“Die Piraten haben keine digitale Mitbestimmung zwischen Parteitagen”, das ist das neue “Die Piraten haben kein Programm”. Aber genauso viel ist auch an dieser Behauptung dran. Fakt ist: Bereits seit den frühen Anfängen sind die Piraten die einzige Partei, bei der Basismitglieder und sogar Externe ohne nennenswerte Hürden ihre Meinung einbringen können. Dafür gab es bisher drei Möglichkeiten:
1. Digitale Arbeitsgruppen: Nur bei der Piratenpartei Deutschland beraten über 80 thematische Arbeitsgruppen in öffentlich zugänglichen Sprachkonferenzräumen im Internet (Mumble). Auch Nichtmitglieder sind willkommen.

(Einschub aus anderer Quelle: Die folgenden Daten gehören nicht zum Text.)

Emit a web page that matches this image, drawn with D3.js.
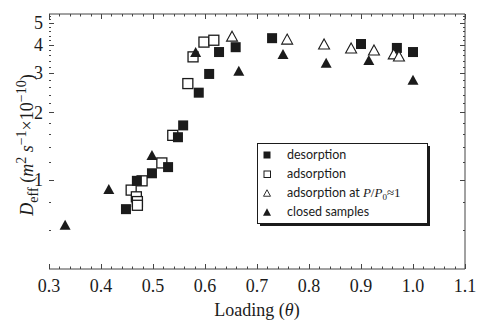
<!DOCTYPE html>
<html>
<head>
<meta charset="utf-8">
<script src="https://cdn.jsdelivr.net/npm/d3@7"></script>
<style>
  body { margin: 0; background: #fff; }
  svg { display: block; }
</style>
</head>
<body>
<div id="chart"></div>
<script>
// values (loading theta, Deff in 1e-10 m2/s)
const desorpX = [0.448, 0.469, 0.498, 0.529, 0.548, 0.558, 0.588, 0.608, 0.627, 0.659, 0.729, 0.900, 0.969, 1.000];
const desorpY = [0.74, 0.99, 1.07, 1.14, 1.55, 1.75, 2.45, 2.97, 3.72, 3.91, 4.29, 4.04, 3.88, 3.72];

const adsorpX = [0.458, 0.468, 0.470, 0.470, 0.479, 0.517, 0.538, 0.567, 0.577, 0.598, 0.617];
const adsorpY = [0.90, 0.84, 0.80, 0.77, 0.99, 1.19, 1.58, 2.69, 3.54, 4.12, 4.20];

const satX = [0.652, 0.758, 0.829, 0.881, 0.925, 0.963, 0.973];
const satY = [4.38, 4.25, 4.04, 3.88, 3.80, 3.65, 3.57];

const closedX = [0.331, 0.415, 0.498, 0.582, 0.665, 0.750, 0.833, 0.915, 1.000];
const closedY = [0.63, 0.91, 1.29, 3.72, 3.07, 3.65, 3.33, 3.43, 2.80];

const xTicks = [0.3, 0.4, 0.5, 0.6, 0.7, 0.8, 0.9, 1.0, 1.1];
const yTicks = [1, 2, 3, 4, 5];
const legendLabels = ['desorption', 'adsorption', 'adsorption at', 'closed samples'];

const W = 477, H = 321;
const m = {left: 49, right: 12, top: 14, bottom: 52};
const ink = '#1b1b1b';

const svg = d3.select('#chart').append('svg').attr('width', W).attr('height', H);

const x = d3.scaleLinear().domain([0.3, 1.1]).range([m.left, W - m.right]);
const y = d3.scaleLog().domain([0.4, 5.5]).range([H - m.bottom, m.top]);

const x0 = x.range()[0], x1 = x.range()[1];
const y0 = y.range()[0], y1 = y.range()[1];

// frame (left side has only ticks)
svg.append('path')
   .attr('d', `M${x0},${y1}H${x1}V${y0}H${x0}`)
   .attr('fill', 'none').attr('stroke', '#444').attr('stroke-width', 1);

// x minor ticks every 0.02, inward on bottom and top
const xMinor = d3.range(0.3, 1.1001, 0.02).map(d => +d.toFixed(2));
const tick = svg.append('g').attr('stroke', '#444').attr('stroke-width', 1);
xMinor.forEach(v => {
  const major = Math.abs(v * 10 - Math.round(v * 10)) < 1e-6;
  const len = major ? 5 : 2.5;
  const px = Math.round(x(v)) + 0.5;
  tick.append('line').attr('x1', px).attr('x2', px).attr('y1', y0).attr('y2', y0 - len);
  tick.append('line').attr('x1', px).attr('x2', px).attr('y1', y1).attr('y2', y1 + len);
});

// y minor ticks
const yMinor = [0.6, 0.8, 1.2, 1.4, 1.6, 1.8, 2.2, 2.4, 2.6, 2.8, 3.2, 3.4, 3.6, 3.8, 4.2, 4.4, 4.6, 4.8, 5.2, 5.4];
yMinor.forEach(v => {
  const py = Math.round(y(v)) + 0.5;
  tick.append('line').attr('x1', x0).attr('x2', x0 + 2).attr('y1', py).attr('y2', py);
  tick.append('line').attr('x1', x1).attr('x2', x1 - 2).attr('y1', py).attr('y2', py);
});
yTicks.forEach(v => {
  const py = Math.round(y(v)) + 0.5;
  tick.append('line').attr('x1', x0).attr('x2', x0 + 5).attr('y1', py).attr('y2', py);
  tick.append('line').attr('x1', x1).attr('x2', x1 - 5).attr('y1', py).attr('y2', py);
});

// tick labels
const serif = '"Liberation Serif", "DejaVu Serif", serif';
svg.append('g').selectAll('text').data(xTicks).join('text')
   .attr('x', d => x(d)).attr('y', 292)
   .attr('text-anchor', 'middle')
   .attr('font-family', serif).attr('font-size', 18).attr('fill', ink)
   .text(d => d.toFixed(1));

svg.append('g').selectAll('text').data(yTicks).join('text')
   .attr('x', 43).attr('y', d => y(d)).attr('dy', '0.34em')
   .attr('text-anchor', 'end')
   .attr('font-family', serif).attr('font-size', 18).attr('fill', ink)
   .text(d => d);

// axis titles
svg.append('text')
   .attr('x', x(0.7)).attr('y', 316)
   .attr('text-anchor', 'middle')
   .attr('font-family', serif).attr('font-size', 18).attr('fill', ink)
   .html('Loading (<tspan font-style="italic">θ</tspan>)');

const yl = svg.append('text')
   .attr('transform', 'translate(33,145) rotate(-90)')
   .attr('text-anchor', 'middle')
   .attr('font-family', serif).attr('font-size', 18).attr('fill', ink);
yl.append('tspan').attr('font-style', 'italic').text('D');
yl.append('tspan').attr('font-size', 14).attr('dy', 5).text('eff');
yl.append('tspan').attr('dy', -5).text(' (');
yl.append('tspan').attr('font-style', 'italic').text('m');
yl.append('tspan').attr('font-size', 14).attr('dy', -7).text('2');
yl.append('tspan').attr('dy', 7).text(' ');
yl.append('tspan').attr('font-style', 'italic').text('s');
yl.append('tspan').attr('font-size', 14).attr('dy', -7).text('−1');
yl.append('tspan').attr('dy', 7).text('×10');
yl.append('tspan').attr('font-size', 14).attr('dy', -7).text('−10');
yl.append('tspan').attr('dy', 7).text(')');

// markers
const tri = (w, h) => `M0,${-h / 2}L${w / 2},${h / 2}L${-w / 2},${h / 2}Z`;
const zip = (xs, ys) => xs.map((d, i) => [d, ys[i]]);

const plot = svg.append('g');

plot.append('g').selectAll('rect').data(zip(adsorpX, adsorpY)).join('rect')
    .attr('x', d => x(d[0]) - 5).attr('y', d => y(d[1]) - 5)
    .attr('width', 10).attr('height', 10)
    .attr('fill', '#fff').attr('stroke', ink).attr('stroke-width', 1.3);

plot.append('g').selectAll('rect').data(zip(desorpX, desorpY)).join('rect')
    .attr('x', d => x(d[0]) - 5).attr('y', d => y(d[1]) - 5)
    .attr('width', 10).attr('height', 10)
    .attr('fill', ink);

plot.append('g').selectAll('path').data(zip(satX, satY)).join('path')
    .attr('transform', d => `translate(${x(d[0])},${y(d[1])})`)
    .attr('d', tri(11, 10))
    .attr('fill', '#fff').attr('stroke', ink).attr('stroke-width', 1.1);

plot.append('g').selectAll('path').data(zip(closedX, closedY)).join('path')
    .attr('transform', d => `translate(${x(d[0])},${y(d[1])})`)
    .attr('d', tri(11, 10))
    .attr('fill', ink);

// legend
const lg = svg.append('g').attr('transform', 'translate(257,143)');
const lw = 170, lh = 80;
lg.append('rect').attr('x', 3).attr('y', 3).attr('width', lw).attr('height', lh).attr('fill', ink);
lg.append('rect').attr('x', 0.5).attr('y', 0.5).attr('width', lw).attr('height', lh)
  .attr('fill', '#fff').attr('stroke', ink).attr('stroke-width', 1);

const rowY = i => 12 + i * 19;
lg.append('rect').attr('x', 6.5).attr('y', rowY(0) - 3.5).attr('width', 7).attr('height', 7).attr('fill', ink);
lg.append('rect').attr('x', 7).attr('y', rowY(1) - 3).attr('width', 6.5).attr('height', 6.5)
  .attr('fill', '#fff').attr('stroke', ink).attr('stroke-width', 1);
lg.append('path').attr('transform', `translate(10,${rowY(2)})`).attr('d', tri(7, 6.5))
  .attr('fill', '#fff').attr('stroke', ink).attr('stroke-width', 0.9);
lg.append('path').attr('transform', `translate(10,${rowY(3)})`).attr('d', tri(8, 7.5))
  .attr('fill', ink);

const sans = 'Lato, "Open Sans", sans-serif';
legendLabels.forEach((t, i) => {
  const tx = lg.append('text').attr('x', 30).attr('y', rowY(i)).attr('dy', '0.35em')
    .attr('font-family', sans).attr('font-size', 12.5).attr('fill', ink).text(t);
  if (i === 2) {
    tx.append('tspan').attr('font-family', serif).text(' ');
    tx.append('tspan').attr('font-family', serif).attr('font-style', 'italic').attr('font-size', 13).text('P');
    tx.append('tspan').attr('font-family', serif).attr('font-size', 13).text('/');
    tx.append('tspan').attr('font-family', serif).attr('font-style', 'italic').attr('font-size', 13).text('P');
    tx.append('tspan').attr('font-family', serif).attr('font-size', 9).attr('dy', 3).text('0');
    tx.append('tspan').attr('font-family', serif).attr('font-size', 13).attr('dy', -3).text('≈1');
  }
});
</script>
</body>
</html>
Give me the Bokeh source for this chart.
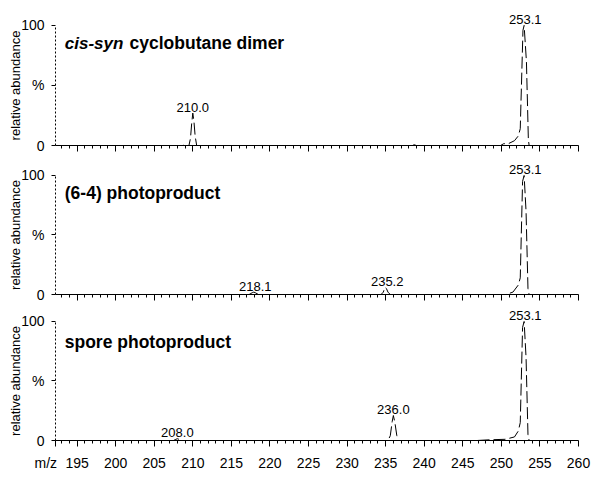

2. Digitale Vorbereitung des Wahlprogramms: Nur bei der Piratenpartei Deutschland werden alle Anträge zu Parteitagen ins Netz (genauer: Ins Piratenwiki) eingestellt und dort diskutiert. Im Vorfeld des letzten Bundesparteitages wurde mit einer digitalen Umfrage unter allen interessierten Piraten ermittelt, welche Anträge im Paket zur Abstimmung gestellt werden. Auch die Reihenfolge der Antragsberatung auf dem Bundesparteitag wird anhand einer basisdemokratischen Befragung über das Internet festgelegt.
3. Digitale Positionserarbeitung: Nur bei der Piratenpartei Deutschland gibt es mit LiquidFeedback auf Bundesebene ein ständiges Werkzeug zur gemeinsamen Ausarbeitung von Positionen. Ein öffentlicher Gastzugang schafft Transparenz für die Öffentlichkeit.
Bereits damit ist es Piraten besser als den Mitgliedern anderer Parteien möglich, sich voll einzubringen ohne ein Amt zu bekleiden oder Delegierte aufstellen zu müssen. Da die Piraten eben keine Delegierten haben, gab es bis vor kurzem noch ein gewaltiges Problem: zwischen 1.000 und 2.000 Mitglieder – also die, die den Parteitag besuchen – stimmten über zentrale Positionen und Personalentscheidungen ab. Der Rest – etwa 28.000 Menschen – waren schlicht von den Abstimmungen ausgeschlossen. Natürlich, sie können an den Diskussionen im Netz teilnehmen, Anträge ausarbeiten und präsentieren, aber wer aus Mangel an Zeit oder Geld nicht quer durch die Republik zum nächsten BPT fahren kann, hatte keine Stimme. Somit hing es mitunter auch von der Wahl des Veranstaltungsorts ab, zu welchen Ergebnissen ein BPT kommt.
Seit Mai 2013, genauer seit Neumarkt, gibt es jedoch eine Lösung dafür. Eine Idee war zuerst, eine “SMV” – ständige Mitgliederversammlung– zu etablieren. Die sollte regelmäßig oder rund um die Uhr eine Art online-BPT darstellen, auf dem verbindliche Entscheidungen getroffen werden können. Die Anträge hierzu scheiterten aber knapp an der 2/3- Mehrheit. Was aber oft übersehen wird: In Neumarkt wurde das Problem trotzdem gelöst, nur anders und unscheinbarer, denn die Lösung heißt “Basisentscheid”!
Anträge in diesem »Basisentscheid« genannten Verfahren werden zunächst ausführlich online debattiert. Die Abstimmung erfolgt dann entweder online, was für Sachfragen der Normalfall sein sollte, oder geheim per Urnenwahl, was z. B. bei Personenwahlen obligatorisch sein wird. In begründeten Ausnahmefällen können dann einzelne Piraten auch per Brief abstimmen. Die getroffenen Entscheidungen sind verbindlich und stehen denen von Bundesparteitagen gleich. Nur für Entscheidungen, die das Gesetz ausdrücklich dem Parteitag vorbehält, also z. B. Satzungsänderungen und Vorstandswahlen, hat das Abstimmungsergebnis der Basisbefragung lediglich empfehlenden Charakter. Es wird bereits fleißig daran gearbeitet, eine funktionierende Software zu programmieren, die diese Aufgaben erledigt.